• [What this task involves] Without the pictures, write out all the lines below exactly as they appear.
** BEGIN Data segment **
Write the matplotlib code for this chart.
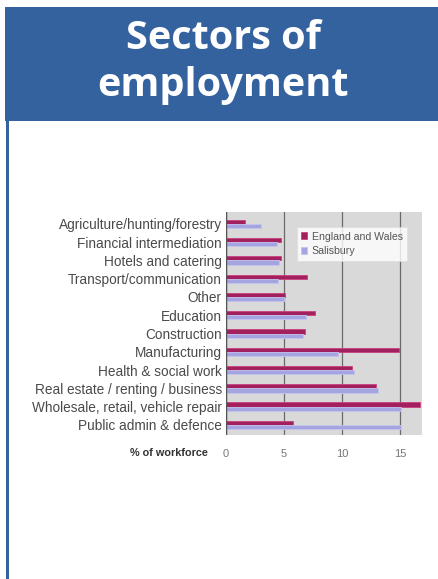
import matplotlib.pyplot as plt
import matplotlib.patches as patches
import numpy as np

sectors = ["Agriculture/hunting/forestry", "Financial intermediation",
           "Hotels and catering", "Transport/communication", "Other",
           "Education", "Construction", "Manufacturing",
           "Health & social work", "Real estate / renting / business",
           "Wholesale, retail, vehicle repair", "Public admin & defence"]
england_wales = [1.6, 4.7, 4.7, 7.0, 5.1, 7.7, 6.8, 14.9, 10.9, 12.9, 16.7, 5.8]
salisbury = [3.0, 4.4, 4.6, 4.5, 5.0, 6.9, 6.6, 9.7, 11.0, 13.1, 15.1, 15.1]
ticks = [0, 5, 10, 15]

fig = plt.figure(figsize=(4.38, 5.79), dpi=100)
fig.patch.set_facecolor("white")

# header band and left border
fig.patches.append(patches.Rectangle((5 / 438, 1 - 121 / 579), 433 / 438, 114 / 579,
                                     transform=fig.transFigure, facecolor="#34629e",
                                     edgecolor="none"))
fig.patches.append(patches.Rectangle((6 / 438, 0), 2.5 / 438, 1 - 121 / 579,
                                     transform=fig.transFigure, facecolor="#34629e",
                                     edgecolor="none"))
fig.text(0.51, 1 - 62 / 579, "Sectors of\nemployment", ha="center", va="center",
         color="white", fontsize=28.5, fontweight="bold", family="Open Sans",
         linespacing=1.24)

ax = fig.add_axes([226 / 438, 1 - 435 / 579, 196 / 438, 223 / 579])
ax.set_facecolor("#d9d9d9")

y = np.arange(len(sectors))
h = 0.23
ax.barh(y - h / 2, england_wales, height=h, color="#a3205e", edgecolor="#c8407e",
        linewidth=0.6, label="England and Wales")
ax.barh(y + h / 2, salisbury, height=h, color="#a4a4e0", edgecolor="#c4c4f0",
        linewidth=0.6, label="Salisbury")

ax.set_xlim(0, 16.9)
ax.set_ylim(len(sectors) - 0.45, -0.65)
ax.set_yticks(y)
ax.set_yticklabels(sectors, fontsize=9.8, color="#4a4a4a", family="Liberation Sans")
ax.set_xticks(ticks)
ax.set_xticklabels([str(t) for t in ticks], fontsize=8, color="#777777",
                   family="Liberation Sans")
ax.tick_params(length=0, pad=10)
ax.tick_params(axis="y", pad=3)
ax.grid(axis="x", color="#6a6a6a", linewidth=0.9)
ax.set_axisbelow(True)
for s in ax.spines.values():
    s.set_visible(False)
ax.axvline(0, color="#555555", linewidth=1)

fig.text(208 / 438, 1 - 453 / 579, "% of workforce", ha="right", va="center",
         fontsize=7.8, fontweight="bold", color="#333333", family="Liberation Sans")

leg = ax.legend(loc="upper left", bbox_to_anchor=(0.335, 0.955), frameon=True,
                fancybox=False, handlelength=0.6, handleheight=0.6,
                handletextpad=0.4, borderpad=0.4, labelspacing=0.45,
                prop={"family": "Liberation Sans", "size": 7.6})
leg.get_frame().set_edgecolor("#dddddd")
leg.get_frame().set_linewidth(0.6)
for t in leg.get_texts():
    t.set_color("#555555")

fig.savefig("out.png", dpi=100)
** END Data segment **
• [Response to this task]
Write the matplotlib code for this chart.
import matplotlib.pyplot as plt
import matplotlib.patches as patches
import numpy as np

sectors = ["Agriculture/hunting/forestry", "Financial intermediation",
           "Hotels and catering", "Transport/communication", "Other",
           "Education", "Construction", "Manufacturing",
           "Health & social work", "Real estate / renting / business",
           "Wholesale, retail, vehicle repair", "Public admin & defence"]
england_wales = [1.6, 4.7, 4.7, 7.0, 5.1, 7.7, 6.8, 14.9, 10.9, 12.9, 16.7, 5.8]
salisbury = [3.0, 4.4, 4.6, 4.5, 5.0, 6.9, 6.6, 9.7, 11.0, 13.1, 15.1, 15.1]
ticks = [0, 5, 10, 15]

fig = plt.figure(figsize=(4.38, 5.79), dpi=100)
fig.patch.set_facecolor("white")

# header band and left border
fig.patches.append(patches.Rectangle((5 / 438, 1 - 121 / 579), 433 / 438, 114 / 579,
                                     transform=fig.transFigure, facecolor="#34629e",
                                     edgecolor="none"))
fig.patches.append(patches.Rectangle((6 / 438, 0), 2.5 / 438, 1 - 121 / 579,
                                     transform=fig.transFigure, facecolor="#34629e",
                                     edgecolor="none"))
fig.text(0.51, 1 - 62 / 579, "Sectors of\nemployment", ha="center", va="center",
         color="white", fontsize=28.5, fontweight="bold", family="Open Sans",
         linespacing=1.24)

ax = fig.add_axes([226 / 438, 1 - 435 / 579, 196 / 438, 223 / 579])
ax.set_facecolor("#d9d9d9")

y = np.arange(len(sectors))
h = 0.23
ax.barh(y - h / 2, england_wales, height=h, color="#a3205e", edgecolor="#c8407e",
        linewidth=0.6, label="England and Wales")
ax.barh(y + h / 2, salisbury, height=h, color="#a4a4e0", edgecolor="#c4c4f0",
        linewidth=0.6, label="Salisbury")

ax.set_xlim(0, 16.9)
ax.set_ylim(len(sectors) - 0.45, -0.65)
ax.set_yticks(y)
ax.set_yticklabels(sectors, fontsize=9.8, color="#4a4a4a", family="Liberation Sans")
ax.set_xticks(ticks)
ax.set_xticklabels([str(t) for t in ticks], fontsize=8, color="#777777",
                   family="Liberation Sans")
ax.tick_params(length=0, pad=10)
ax.tick_params(axis="y", pad=3)
ax.grid(axis="x", color="#6a6a6a", linewidth=0.9)
ax.set_axisbelow(True)
for s in ax.spines.values():
    s.set_visible(False)
ax.axvline(0, color="#555555", linewidth=1)

fig.text(208 / 438, 1 - 453 / 579, "% of workforce", ha="right", va="center",
         fontsize=7.8, fontweight="bold", color="#333333", family="Liberation Sans")

leg = ax.legend(loc="upper left", bbox_to_anchor=(0.335, 0.955), frameon=True,
                fancybox=False, handlelength=0.6, handleheight=0.6,
                handletextpad=0.4, borderpad=0.4, labelspacing=0.45,
                prop={"family": "Liberation Sans", "size": 7.6})
leg.get_frame().set_edgecolor("#dddddd")
leg.get_frame().set_linewidth(0.6)
for t in leg.get_texts():
    t.set_color("#555555")

fig.savefig("out.png", dpi=100)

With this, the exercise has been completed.